Some years, it’s just way too on the mark. If there’s one thing Canadians love to talk about it, it’s the weather.  Why is that? Polite topic? An endless source of conversation with the extremes? I can’t say that I have an answer, but I’ve witnessed Momma Nature’s mood swings and certainly made a conversation out of them.

The topic du jour (look at me appealing to the francophone population of Canada!) that has everyone losing their merde, is Polar Vortex. Canada is the Great White North, after all. Wicked cold, nay, offensively cold and SNOW. From coast to coast, Canada is being pummeled with snow, freezing rain, and general discontent.   

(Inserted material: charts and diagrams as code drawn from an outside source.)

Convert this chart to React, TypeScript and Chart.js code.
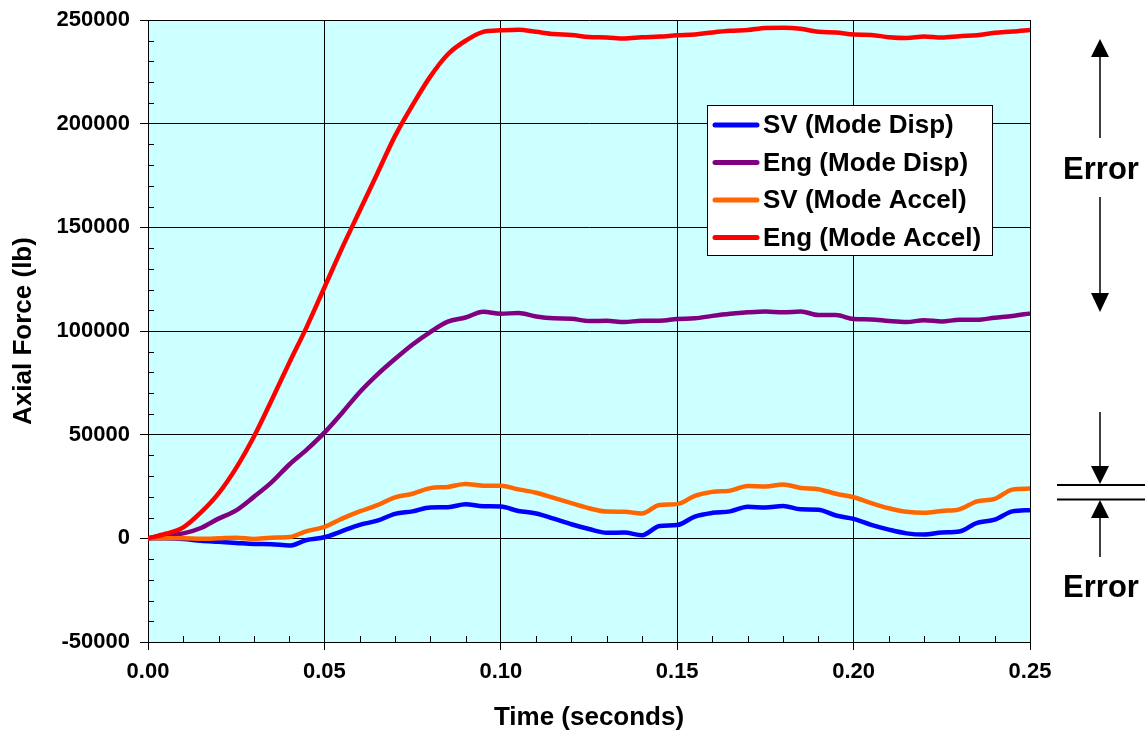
import React, { useEffect, useRef } from "react";
import { Chart, registerables } from "chart.js";

Chart.register(...registerables);

// ---------------- data ----------------
const timeSec = [
  0, 0.005, 0.01, 0.015, 0.02, 0.025, 0.03, 0.035, 0.04, 0.045,
  0.05, 0.055, 0.06, 0.065, 0.07, 0.075, 0.08, 0.085, 0.09, 0.095,
  0.1, 0.105, 0.11, 0.115, 0.12, 0.125, 0.13, 0.135, 0.14, 0.145,
  0.15, 0.155, 0.16, 0.165, 0.17, 0.175, 0.18, 0.185, 0.19, 0.195,
  0.2, 0.205, 0.21, 0.215, 0.22, 0.225, 0.23, 0.235, 0.24, 0.245, 0.25,
];

const svModeDisp = [
  0, 0, -300, -1200, -1700, -2200, -2700, -2800, -3500, -800,
  500, 3500, 6500, 8500, 11800, 13000, 14900, 15000, 16400, 15500,
  15300, 13200, 12000, 9500, 6800, 4500, 2700, 2800, 1500, 5900,
  6400, 10500, 12300, 13000, 15200, 14900, 15600, 14000, 13800, 11000,
  9400, 6500, 4200, 2400, 1800, 2800, 3300, 7500, 9000, 13000, 13600,
];

const engModeDisp = [
  0, 1500, 2400, 5000, 9500, 13500, 20000, 27000, 35500, 42800,
  51000, 60500, 70500, 79000, 86500, 93500, 99500, 104500, 106500, 109300,
  108300, 108700, 107000, 106100, 105900, 104800, 104900, 104300, 105000, 105000,
  105800, 106100, 107300, 108300, 109000, 109400, 109000, 109400, 107700, 107700,
  105800, 105600, 104800, 104300, 105200, 104600, 105400, 105400, 106400, 107200, 108500,
];

const svModeAccel = [
  0, 0, 0, -200, 0, 300, -300, 300, 600, 3500,
  5500, 9500, 13000, 16000, 19800, 21500, 24200, 24800, 26200, 25400,
  25400, 23600, 22000, 19500, 17000, 14500, 12900, 12800, 12000, 16100,
  16500, 20500, 22400, 23000, 25300, 25000, 26000, 24300, 23700, 21500,
  19800, 17000, 14500, 12800, 12300, 13200, 14000, 17800, 19000, 23500, 24000,
];

const engModeAccel = [
  0, 2200, 5300, 12500, 21700, 34000, 49000, 66500, 84500, 102000,
  121000, 140000, 158000, 176000, 194000, 209000, 222700, 233500, 240000, 244300,
  245000, 245300, 244300, 243200, 242800, 241800, 241600, 241100, 241700, 242000,
  242600, 243000, 244000, 244800, 245200, 246200, 246300, 245800, 244300, 244000,
  243000, 242800, 241700, 241300, 242000, 241500, 242200, 242600, 243800, 244400, 245200,
];

const seriesLabels = [
  "SV (Mode Disp)",
  "Eng (Mode Disp)",
  "SV (Mode Accel)",
  "Eng (Mode Accel)",
];
const seriesValues = [svModeDisp, engModeDisp, svModeAccel, engModeAccel];
const seriesColors = ["#0000FF", "#800080", "#FF6600", "#FF0000"];

const xMin = 0;
const xMax = 0.25;
const xMajorStep = 0.05;
const xMinorStep = 0.01;
const yMin = -50000;
const yMax = 250000;
const yMajorStep = 50000;
const yMinorStep = 10000;

const xTitle = "Time (seconds)";
const yTitle = "Axial Force (lb)";
const errorLabel = "Error";

const FONT = "'Liberation Sans', Arial, Helvetica, sans-serif";

// ---------------- plugins ----------------
const backgroundPlugin = {
  id: "plotBackground",
  beforeDraw(chart: any) {
    const { ctx, chartArea } = chart;
    ctx.save();
    ctx.fillStyle = "#FFFFFF";
    ctx.fillRect(0, 0, chart.width, chart.height);
    ctx.fillStyle = "#CCFFFF";
    ctx.fillRect(chartArea.left, chartArea.top, chartArea.right - chartArea.left, chartArea.bottom - chartArea.top);
    ctx.restore();
  },
};

const minorTickPlugin = {
  id: "minorTicks",
  beforeDatasetsDraw(chart: any) {
    const { ctx, chartArea, scales } = chart;
    const xs = scales.x;
    const ys = scales.y;
    ctx.save();
    ctx.strokeStyle = "#000000";
    ctx.lineWidth = 1;
    ctx.beginPath();
    const nY = Math.round((yMax - yMin) / yMinorStep);
    for (let i = 1; i < nY; i++) {
      if (i % Math.round(yMajorStep / yMinorStep) === 0) continue;
      const py = Math.round(ys.getPixelForValue(yMin + i * yMinorStep)) + 0.5;
      ctx.moveTo(chartArea.left, py);
      ctx.lineTo(chartArea.left + 6, py);
    }
    const nX = Math.round((xMax - xMin) / xMinorStep);
    for (let i = 1; i < nX; i++) {
      if (i % Math.round(xMajorStep / xMinorStep) === 0) continue;
      const px = Math.round(xs.getPixelForValue(xMin + i * xMinorStep)) + 0.5;
      ctx.moveTo(px, chartArea.bottom);
      ctx.lineTo(px, chartArea.bottom - 6);
    }
    ctx.stroke();
    ctx.restore();
  },
};

function drawArrowHead(ctx: CanvasRenderingContext2D, x: number, tipY: number, baseY: number) {
  ctx.beginPath();
  ctx.moveTo(x, tipY);
  ctx.lineTo(x - 9, baseY);
  ctx.lineTo(x + 9, baseY);
  ctx.closePath();
  ctx.fill();
}

const overlayPlugin = {
  id: "overlay",
  afterDraw(chart: any) {
    const { ctx } = chart;
    ctx.save();

    // legend
    const lx = 707;
    const ly = 105;
    const lw = 285;
    const lh = 150;
    ctx.fillStyle = "#FFFFFF";
    ctx.fillRect(lx, ly, lw, lh);
    ctx.strokeStyle = "#000000";
    ctx.lineWidth = 1;
    ctx.strokeRect(lx + 0.5, ly + 0.5, lw, lh);
    ctx.font = `bold 26px ${FONT}`;
    ctx.textBaseline = "middle";
    ctx.textAlign = "left";
    chart.data.datasets.forEach((ds: any, i: number) => {
      const rowY = ly + 20 + i * 37.5;
      ctx.strokeStyle = ds.borderColor;
      ctx.lineWidth = 5;
      ctx.lineCap = "round";
      ctx.beginPath();
      ctx.moveTo(lx + 8, rowY);
      ctx.lineTo(lx + 50, rowY);
      ctx.stroke();
      ctx.fillStyle = "#000000";
      ctx.fillText(ds.label, lx + 56, rowY + 1);
    });

    // error annotations
    const ax = 1100;
    ctx.strokeStyle = "#000000";
    ctx.fillStyle = "#000000";
    ctx.lineCap = "butt";
    ctx.lineWidth = 1.5;

    // upper: diverging arrows
    ctx.beginPath();
    ctx.moveTo(ax, 138);
    ctx.lineTo(ax, 56);
    ctx.moveTo(ax, 197);
    ctx.lineTo(ax, 294);
    ctx.stroke();
    drawArrowHead(ctx, ax, 39, 57);
    drawArrowHead(ctx, ax, 312, 293);

    // lower: converging arrows
    ctx.beginPath();
    ctx.moveTo(ax, 412);
    ctx.lineTo(ax, 468);
    ctx.moveTo(ax, 517);
    ctx.lineTo(ax, 557);
    ctx.stroke();
    drawArrowHead(ctx, ax, 484, 466);
    drawArrowHead(ctx, ax, 500, 518);
    ctx.lineWidth = 2;
    ctx.beginPath();
    ctx.moveTo(1057, 485);
    ctx.lineTo(1145, 485);
    ctx.moveTo(1057, 499.5);
    ctx.lineTo(1145, 499.5);
    ctx.stroke();

    ctx.font = `bold 31px ${FONT}`;
    ctx.textAlign = "center";
    ctx.textBaseline = "middle";
    ctx.fillText(errorLabel, 1101, 170);
    ctx.fillText(errorLabel, 1101, 588);

    ctx.restore();
  },
};

export default function App() {
  const canvasRef = useRef<HTMLCanvasElement | null>(null);

  useEffect(() => {
    if (!canvasRef.current) return;
    const datasets = seriesLabels.map((label, i) => ({
      label,
      data: timeSec.map((t, j) => ({ x: t, y: seriesValues[i][j] })),
      borderColor: seriesColors[i],
      backgroundColor: seriesColors[i],
      borderWidth: 4.5,
      pointRadius: 0,
      fill: false,
      cubicInterpolationMode: "monotone" as const,
      order: seriesLabels.length - i,
    }));

    const chart = new Chart(canvasRef.current, {
      type: "line",
      data: { datasets },
      options: {
        responsive: false,
        animation: false,
        devicePixelRatio: 1,
        layout: { padding: { top: 20, right: 115, bottom: 0, left: 0 } },
        plugins: {
          legend: { display: false },
          tooltip: { enabled: false },
          title: { display: false },
        },
        scales: {
          x: {
            type: "linear",
            min: xMin,
            max: xMax,
            afterFit(scale: any) {
              scale.height = 94;
            },
            ticks: {
              stepSize: xMajorStep,
              padding: 9,
              color: "#000000",
              font: { family: FONT, size: 22, weight: "bold" },
              maxRotation: 0,
              callback: (v: any) => Number(v).toFixed(2),
            },
            grid: { color: "#000000", lineWidth: 1, tickLength: 8, drawTicks: true },
            border: { display: true, color: "#000000", width: 1 },
            title: {
              display: true,
              text: xTitle,
              color: "#000000",
              font: { family: FONT, size: 26, weight: "bold" },
              padding: { top: 0, bottom: 3 },
            },
          },
          y: {
            type: "linear",
            min: yMin,
            max: yMax,
            afterFit(scale: any) {
              scale.width = 148;
              scale.paddingTop = 0;
              scale.paddingBottom = 0;
            },
            ticks: {
              stepSize: yMajorStep,
              padding: 10,
              color: "#000000",
              font: { family: FONT, size: 22, weight: "bold" },
              callback: (v: any) => String(v),
            },
            grid: { color: "#000000", lineWidth: 1, tickLength: 8, drawTicks: true },
            border: { display: true, color: "#000000", width: 1 },
            title: {
              display: true,
              text: yTitle,
              color: "#000000",
              font: { family: FONT, size: 26, weight: "bold" },
              padding: { top: 8, bottom: 0 },
            },
          },
        },
      },
      plugins: [backgroundPlugin, minorTickPlugin, overlayPlugin],
    });

    return () => {
      chart.destroy();
    };
  }, []);

  return (
    <div style={{ position: "fixed", left: 0, top: 0, width: 1145, height: 736, background: "#FFFFFF" }}>
      <canvas ref={canvasRef} width={1145} height={736} style={{ display: "block" }} />
    </div>
  );
}
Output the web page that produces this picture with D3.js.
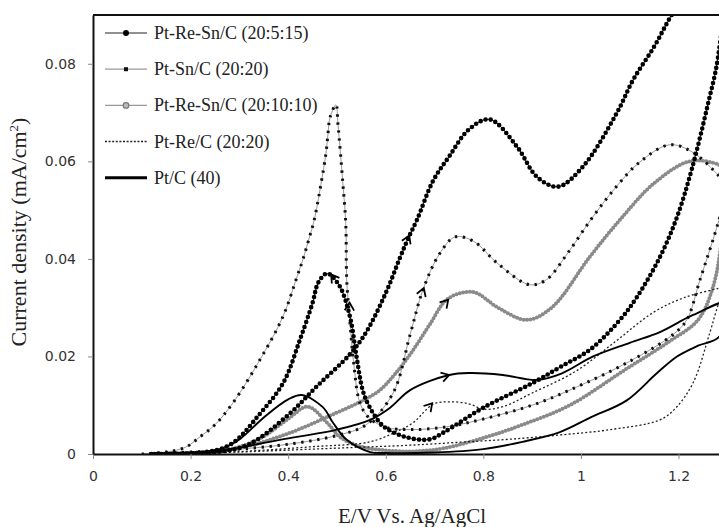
<!DOCTYPE html>
<html>
<head>
<meta charset="utf-8">
<script src="https://cdnjs.cloudflare.com/ajax/libs/d3/7.8.5/d3.min.js"></script>
<style>
body{margin:0;background:#fff}
svg{display:block}
</style>
</head>
<body>
<svg></svg>
<script>
// values: [E (V vs Ag/AgCl), current density (mA/cm2)], forward scan then reverse
var ptReSn_5_15 = [
 [0.12,0],[0.26,0.0005],[0.32,0.002],[0.40,0.008],[0.46,0.014],[0.527,0.0205],[0.56,0.025],[0.60,0.033],
 [0.629,0.0402],[0.645,0.044],[0.664,0.048],[0.697,0.056],[0.73,0.061],[0.77,0.0665],[0.813,0.0686],
 [0.869,0.063],[0.91,0.0568],[0.953,0.0548],[1.004,0.0589],[1.074,0.070],[1.107,0.0767],[1.15,0.0835],
 [1.186,0.090],[1.24,0.098],[1.30,0.106],
 [1.281,0.0814],[1.26,0.0716],[1.227,0.0583],[1.197,0.0486],[1.162,0.0404],[1.115,0.0322],[1.08,0.0275],
 [1.02,0.0215],[0.957,0.0178],[0.90,0.0145],[0.80,0.0095],[0.72,0.0045],[0.69,0.003],[0.64,0.0035],
 [0.594,0.0058],[0.565,0.010],[0.553,0.013],[0.54,0.020],[0.527,0.028],[0.505,0.0345],[0.48,0.037],
 [0.462,0.0352],[0.45,0.031],[0.424,0.0234],[0.39,0.0146],[0.34,0.008],[0.287,0.0023],[0.24,0.0005],[0.12,0]
];
var ptSn_20_20 = [
 [0.10,0],[0.20,0.0004],[0.30,0.001],[0.40,0.002],[0.50,0.0038],[0.56,0.006],[0.615,0.0125],[0.65,0.0245],
 [0.676,0.0336],[0.71,0.041],[0.742,0.0445],[0.78,0.0436],[0.83,0.039],[0.895,0.0347],[0.93,0.0358],
 [0.973,0.0412],[1.02,0.048],[1.07,0.0545],[1.12,0.0598],[1.182,0.0634],[1.23,0.0618],[1.283,0.057],[1.30,0.055],
 [1.283,0.048],[1.244,0.0357],[1.217,0.0275],[1.189,0.0245],[1.10,0.019],[0.977,0.0131],[0.90,0.010],
 [0.793,0.007],[0.72,0.0055],[0.65,0.005],[0.60,0.0055],[0.565,0.0075],[0.547,0.0105],[0.535,0.018],
 [0.525,0.029],[0.520,0.0357],[0.518,0.0474],[0.512,0.0556],[0.502,0.0677],[0.498,0.0716],[0.486,0.0691],
 [0.4816,0.0656],[0.4775,0.0617],[0.467,0.0552],[0.453,0.0478],[0.4426,0.0441],[0.43,0.0398],[0.418,0.0363],
 [0.389,0.0281],[0.342,0.0193],[0.287,0.0105],[0.25,0.006],[0.219,0.0035],[0.19,0.0014],[0.15,0.0004],[0.10,0]
];
var ptReSn_10_10 = [
 [0.15,0],[0.25,0.0005],[0.30,0.0012],[0.40,0.0042],[0.50,0.0085],[0.55,0.0108],[0.588,0.0131],[0.62,0.0165],
 [0.656,0.0213],[0.69,0.0265],[0.727,0.0318],[0.779,0.0332],[0.83,0.030],[0.889,0.0275],[0.94,0.030],
 [1.018,0.0404],[1.08,0.048],[1.15,0.0555],[1.223,0.060],[1.283,0.0593],[1.30,0.058],
 [1.29,0.045],[1.27,0.034],[1.24,0.0275],[1.18,0.023],[1.094,0.0175],[0.977,0.010],[0.88,0.006],
 [0.807,0.0035],[0.72,0.0012],[0.67,0.0006],[0.62,0.0006],[0.55,0.0015],[0.506,0.0035],[0.48,0.0064],
 [0.44,0.0097],[0.40,0.0072],[0.348,0.0035],[0.30,0.0015],[0.25,0.0005],[0.15,0]
];
var ptRe_20_20 = [
 [0.15,0],[0.30,0.0005],[0.45,0.0015],[0.568,0.0025],[0.62,0.0045],[0.656,0.0064],[0.697,0.0102],
 [0.73,0.0107],[0.77,0.0103],[0.80,0.0092],[0.84,0.0097],[0.90,0.0125],[0.99,0.017],[1.07,0.023],
 [1.148,0.029],[1.21,0.032],[1.283,0.034],[1.30,0.0345],
 [1.283,0.031],[1.264,0.0248],[1.23,0.0146],[1.195,0.0095],[1.162,0.007],[1.06,0.005],[0.957,0.0039],
 [0.85,0.003],[0.75,0.0024],[0.65,0.0018],[0.55,0.0014],[0.45,0.001],[0.30,0.0004],[0.15,0]
];
var ptC_40 = [
 [0.15,0],[0.25,0.0005],[0.383,0.0029],[0.50,0.005],[0.568,0.007],[0.609,0.0095],[0.65,0.0131],
 [0.73,0.0162],[0.773,0.0166],[0.84,0.0162],[0.91,0.0152],[0.96,0.0165],[1.025,0.020],[1.10,0.0228],
 [1.162,0.025],[1.23,0.0285],[1.30,0.031],
 [1.283,0.024],[1.24,0.0222],[1.197,0.020],[1.156,0.0166],[1.094,0.011],[1.02,0.0075],[0.957,0.0045],
 [0.88,0.0025],[0.80,0.001],[0.70,0.0003],[0.60,0.0002],[0.568,0.0004],[0.52,0.0029],[0.492,0.0064],
 [0.471,0.0096],[0.428,0.0121],[0.40,0.0112],[0.35,0.0075],[0.30,0.003],[0.26,0.001],[0.15,0]
];

var seriesNames = ["Pt-Re-Sn/C (20:5:15)", "Pt-Sn/C (20:20)", "Pt-Re-Sn/C (20:10:10)", "Pt-Re/C (20:20)", "Pt/C (40)"];
var seriesData = [ptReSn_5_15, ptSn_20_20, ptReSn_10_10, ptRe_20_20, ptC_40];

// scan-direction arrow heads: tip point and a point behind it on the curve, in data units
var arrowFrom = [[0.63,0.0405],[0.505,0.0345],[0.66,0.029],[0.523,0.022],[0.70,0.0285],[0.67,0.0075],[0.69,0.0150]];
var arrowTo   = [[0.648,0.0448],[0.488,0.0368],[0.678,0.034],[0.526,0.031],[0.728,0.0316],[0.695,0.0104],[0.73,0.0162]];

var xTicks = [0, 0.2, 0.4, 0.6, 0.8, 1, 1.2];
var yTicks = [0, 0.02, 0.04, 0.06, 0.08];

var screen = {width: 719, height: 527};
var plot = {left: 93, top: 15, right: 719, bottom: 454};
var serif = "'Liberation Serif', 'Times New Roman', serif";

var svg = d3.select("svg")
 .attr("width", screen.width)
 .attr("height", screen.height);

var xScale = d3.scaleLinear()
 .domain([0, 1.283])
 .range([plot.left, plot.right]);

var yScale = d3.scaleLinear()
 .domain([0, 0.09])
 .range([plot.bottom, plot.top]);

svg.append("defs").append("clipPath")
 .attr("id", "clip")
 .append("rect")
 .attr("x", plot.left)
 .attr("y", plot.top)
 .attr("width", plot.right - plot.left + 5)
 .attr("height", plot.bottom - plot.top);

var line = d3.line()
 .x(function(d){ return xScale(d[0]); })
 .y(function(d){ return yScale(d[1]); })
 .curve(d3.curveCatmullRom.alpha(0.5));

var curves = svg.append("g").attr("clip-path", "url(#clip)");

// each series: a base line and an optional marker stroke
var styles = [
 {base: {stroke: "#222", width: 1}, marks: {stroke: "#000", width: 4.6, dash: "0 5.2", cap: "round"}},
 {base: {stroke: "#9a9a9a", width: 1}, marks: {stroke: "#111", width: 3, dash: "2.4 5.6", cap: "butt"}},
 {base: {stroke: "#999", width: 1}, marks: {stroke: "#8a8a8a", width: 4, dash: "0 3.4", cap: "round"}},
 {base: {stroke: "#222", width: 1.3, dash: "2 2.2"}, marks: null},
 {base: {stroke: "#000", width: 1.9}, marks: null}
];

// draw the lighter ones first
[2, 1, 3, 4, 0].forEach(function(i){
 var st = styles[i];
 curves.append("path")
  .datum(seriesData[i])
  .attr("d", line)
  .attr("fill", "none")
  .attr("stroke", st.base.stroke)
  .attr("stroke-width", st.base.width)
  .attr("stroke-dasharray", st.base.dash || null);
 if (st.marks) {
  curves.append("path")
   .datum(seriesData[i])
   .attr("d", line)
   .attr("fill", "none")
   .attr("stroke", st.marks.stroke)
   .attr("stroke-width", st.marks.width)
   .attr("stroke-dasharray", st.marks.dash)
   .attr("stroke-linecap", st.marks.cap);
 }
});

// arrow heads (open chevrons)
arrowTo.forEach(function(t, i){
 var f = arrowFrom[i];
 var x1 = xScale(f[0]), y1 = yScale(f[1]), x2 = xScale(t[0]), y2 = yScale(t[1]);
 var a = Math.atan2(y2 - y1, x2 - x1);
 var s = 9;
 var p1 = [x2 - s*Math.cos(a - 0.55), y2 - s*Math.sin(a - 0.55)];
 var p2 = [x2 - s*Math.cos(a + 0.55), y2 - s*Math.sin(a + 0.55)];
 svg.append("path")
  .attr("d", "M" + p1 + "L" + x2 + "," + y2 + "L" + p2)
  .attr("fill", "none")
  .attr("stroke", "#000")
  .attr("stroke-width", 1.8);
});

// axes
var xAxis = d3.axisBottom(xScale)
 .tickValues(xTicks)
 .tickSize(5)
 .tickSizeOuter(0)
 .tickPadding(12)
 .tickFormat(function(d){ return d === 0 ? "0" : d3.format("~g")(d); });

var yAxis = d3.axisLeft(yScale)
 .tickValues(yTicks)
 .tickSize(5)
 .tickSizeOuter(0)
 .tickPadding(12)
 .tickFormat(function(d){ return d === 0 ? "0" : d.toFixed(2); });

var gx = svg.append("g")
 .attr("transform", "translate(0," + plot.bottom + ")")
 .call(xAxis);
var gy = svg.append("g")
 .attr("transform", "translate(" + plot.left + ",0)")
 .call(yAxis);

[gx, gy].forEach(function(g){
 g.select(".domain").attr("stroke", "#111").attr("stroke-width", 2);
 g.selectAll(".tick line").attr("stroke", "#888");
 g.selectAll(".tick text")
  .attr("fill", "#333")
  .style("font-family", "'DejaVu Sans', sans-serif")
  .style("font-size", "14px");
});

// top frame line
svg.append("line")
 .attr("x1", plot.left).attr("x2", plot.right)
 .attr("y1", plot.top).attr("y2", plot.top)
 .attr("stroke", "#111").attr("stroke-width", 2);

// axis titles
svg.append("text")
 .attr("x", 412).attr("y", 523)
 .attr("text-anchor", "middle")
 .style("font-family", serif)
 .style("font-size", "21px")
 .attr("fill", "#222")
 .text("E/V  Vs. Ag/AgCl");

var yTitle = svg.append("text")
 .attr("transform", "translate(26,232) rotate(-90)")
 .attr("text-anchor", "middle")
 .style("font-family", serif)
 .style("font-size", "22px")
 .attr("fill", "#222");
yTitle.append("tspan").text("Current density (mA/cm");
yTitle.append("tspan").attr("dy", -8).style("font-size", "13px").text("2");
yTitle.append("tspan").attr("dy", 8).text(")");

// legend
var legend = svg.append("g");
seriesNames.forEach(function(name, i){
 var yy = 33 + i * 36.2;
 var st = styles[i];
 var g = legend.append("g");
 g.append("line")
  .attr("x1", 105).attr("x2", 147)
  .attr("y1", yy).attr("y2", yy)
  .attr("stroke", i === 4 ? "#000" : st.base.stroke)
  .attr("stroke-width", i === 4 ? 3 : (i === 3 ? 1.5 : 1.2))
  .attr("stroke-dasharray", i === 3 ? "2 1.6" : null);
 if (i === 0) {
  g.append("circle").attr("cx", 126).attr("cy", yy).attr("r", 3).attr("fill", "#000");
 } else if (i === 1) {
  g.append("rect").attr("x", 124).attr("y", yy - 2).attr("width", 4).attr("height", 4).attr("fill", "#111");
 } else if (i === 2) {
  g.append("circle").attr("cx", 126).attr("cy", yy).attr("r", 2.8)
   .attr("fill", "#bbb").attr("stroke", "#777").attr("stroke-width", 1.2);
 }
 g.append("text")
  .attr("x", 154).attr("y", yy + 6)
  .style("font-family", serif)
  .style("font-size", "18px")
  .attr("fill", "#222")
  .text(name);
});
</script>
</body>
</html>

I viscerally remember while living in Toronto, one of those winter’s that brought snow in October and was still snowing in APRIL, I stopped on the sidewalk, burst into tears and proclaimed “I just can’t take being cold anymore!” Well, guess what babes? That’s where I’m sitting today. Yes, Vancouver gets shit on for being wusses (I even asked my pal, Chris, “Is Vancouver prissy?” “Oh hundred percent”), however, we do not get weather like this on the regular. Snow tires aren’t the norm; hell most people don’t have winter boots. It’s no joke, the city shuts down.  

This past Monday was miserable, even though it was only the tip of the iceberg compared to the precipitation shit storm on deck... Everyone was rotted, having a rough day, from the paramedics needing coffee whose radio wasn’t working, to the poor bugger barely staying vertical. Buddy stopped aimed his face to the sky and unleashed  “Fuck! I’m so frustrated!!”. I felt deeply connected to him. I’ve survived Halloween’s that found me wearing snowsuits underneath costumes, and Victoria Day Weekends where it snowed. I’m done with this winter fuckery in a place that only a week prior found crocus peeping out and a light jacket was all you needed. “LOL”, says Momma nature, “you’ll take what I give you!”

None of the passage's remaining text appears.